A parallel plate capacitor is charged by a battery to 20 V and then disconnected . A simple pendulum consists of a metal bob which is suspended by a nylom thread is placed in the middle of the plates of the capacitor . Then the bob is oscillated towards the negative plate of the capacitor . Each time when the bob touches the negative plate , 10 % of the charge at the negative plate will be transferred to the bob and these charges are then neutralised when the bob touches the positive plate of the capacitor . Determine the potential difference between the plates of the capacitor after 5 complete oscillation of the bob .

Homework Equations

The Attempt at a Solution

so i found that 0.1111 of the negative charges have been neutralised and 0.8889 of the -ve charges is left and i am not sure what to do next .

 

[Stonebridge]

The pd on the capacitor depends on the charge. If it has lost a certain fraction of its charge it should have "lost" the same fraction of its pd.

 

[thereddevils]

The pd on the capacitor depends on the charge. If it has lost a certain fraction of its charge it should have "lost" the same fraction of its pd.

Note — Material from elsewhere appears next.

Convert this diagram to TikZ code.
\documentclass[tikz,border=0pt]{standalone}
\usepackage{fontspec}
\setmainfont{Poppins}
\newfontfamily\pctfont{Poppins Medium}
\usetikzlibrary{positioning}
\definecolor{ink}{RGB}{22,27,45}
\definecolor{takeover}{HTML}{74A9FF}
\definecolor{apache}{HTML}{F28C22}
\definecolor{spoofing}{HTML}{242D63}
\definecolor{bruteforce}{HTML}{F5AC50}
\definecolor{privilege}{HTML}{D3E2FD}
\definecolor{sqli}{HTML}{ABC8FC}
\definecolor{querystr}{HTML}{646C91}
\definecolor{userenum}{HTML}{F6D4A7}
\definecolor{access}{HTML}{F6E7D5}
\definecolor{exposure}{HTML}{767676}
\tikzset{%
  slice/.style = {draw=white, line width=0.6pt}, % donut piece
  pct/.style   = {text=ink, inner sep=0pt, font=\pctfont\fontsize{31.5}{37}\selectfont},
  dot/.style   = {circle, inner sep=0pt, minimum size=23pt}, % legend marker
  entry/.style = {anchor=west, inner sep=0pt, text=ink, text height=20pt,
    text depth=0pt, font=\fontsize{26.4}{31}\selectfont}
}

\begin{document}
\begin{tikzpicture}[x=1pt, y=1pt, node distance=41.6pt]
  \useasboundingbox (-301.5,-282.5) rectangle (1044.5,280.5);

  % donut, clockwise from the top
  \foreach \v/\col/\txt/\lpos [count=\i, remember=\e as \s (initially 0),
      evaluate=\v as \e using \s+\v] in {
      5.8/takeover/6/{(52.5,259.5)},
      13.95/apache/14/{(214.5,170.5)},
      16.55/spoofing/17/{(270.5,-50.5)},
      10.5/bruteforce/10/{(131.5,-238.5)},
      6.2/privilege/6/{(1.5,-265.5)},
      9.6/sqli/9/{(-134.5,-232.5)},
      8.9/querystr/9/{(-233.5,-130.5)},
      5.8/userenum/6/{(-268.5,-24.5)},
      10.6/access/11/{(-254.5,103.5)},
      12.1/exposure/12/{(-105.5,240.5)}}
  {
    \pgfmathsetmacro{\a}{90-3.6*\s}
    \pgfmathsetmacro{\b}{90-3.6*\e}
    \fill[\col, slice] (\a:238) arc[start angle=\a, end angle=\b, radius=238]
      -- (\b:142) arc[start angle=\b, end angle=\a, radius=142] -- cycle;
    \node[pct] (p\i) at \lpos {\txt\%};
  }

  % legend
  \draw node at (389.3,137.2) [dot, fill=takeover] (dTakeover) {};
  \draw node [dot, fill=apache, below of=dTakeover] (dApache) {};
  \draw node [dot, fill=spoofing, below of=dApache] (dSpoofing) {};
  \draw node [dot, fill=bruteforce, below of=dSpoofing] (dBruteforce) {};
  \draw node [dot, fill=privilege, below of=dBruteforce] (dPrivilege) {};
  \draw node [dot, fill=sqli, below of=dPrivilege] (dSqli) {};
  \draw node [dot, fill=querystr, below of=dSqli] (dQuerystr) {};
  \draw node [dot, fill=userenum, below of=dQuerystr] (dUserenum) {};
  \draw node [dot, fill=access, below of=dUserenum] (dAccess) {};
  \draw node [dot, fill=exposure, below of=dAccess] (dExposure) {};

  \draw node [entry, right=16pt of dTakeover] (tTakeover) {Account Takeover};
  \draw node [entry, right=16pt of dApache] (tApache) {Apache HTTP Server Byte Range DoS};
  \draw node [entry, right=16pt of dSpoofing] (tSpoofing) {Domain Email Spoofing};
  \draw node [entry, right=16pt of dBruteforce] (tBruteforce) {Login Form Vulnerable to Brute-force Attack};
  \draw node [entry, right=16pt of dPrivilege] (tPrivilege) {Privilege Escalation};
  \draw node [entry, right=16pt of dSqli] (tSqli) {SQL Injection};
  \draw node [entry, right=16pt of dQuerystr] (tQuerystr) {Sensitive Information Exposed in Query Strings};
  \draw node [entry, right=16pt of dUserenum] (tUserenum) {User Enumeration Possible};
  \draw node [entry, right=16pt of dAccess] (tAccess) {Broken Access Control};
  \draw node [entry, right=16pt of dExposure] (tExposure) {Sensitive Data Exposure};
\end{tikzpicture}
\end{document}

thanks , am i correct in finding the percentage of -ve charge lost from the plate ? When it says the +ve charge from the other plate neutralise the -ve charge , is the +ve charges also decreasing at the same rate as the -ve charges ?

 

[Stonebridge]

Yes. If you imagine a charged capacitor that has +10 coulomb on one plate (A) and -10 on the other (B), we say that the capacitor has been charged to 10 coulomb. (Not 20)
If you transfer 1 coulomb of negative charge from plate B to plate A, then plate B has lost 1 coulomb and now has -9, while plate A is now +9. (The one negative charge having neutralised one of the positives.)
The result is that the capacitor now has a charge of 9 coulombs. +9 on the one plate and -9 on the other.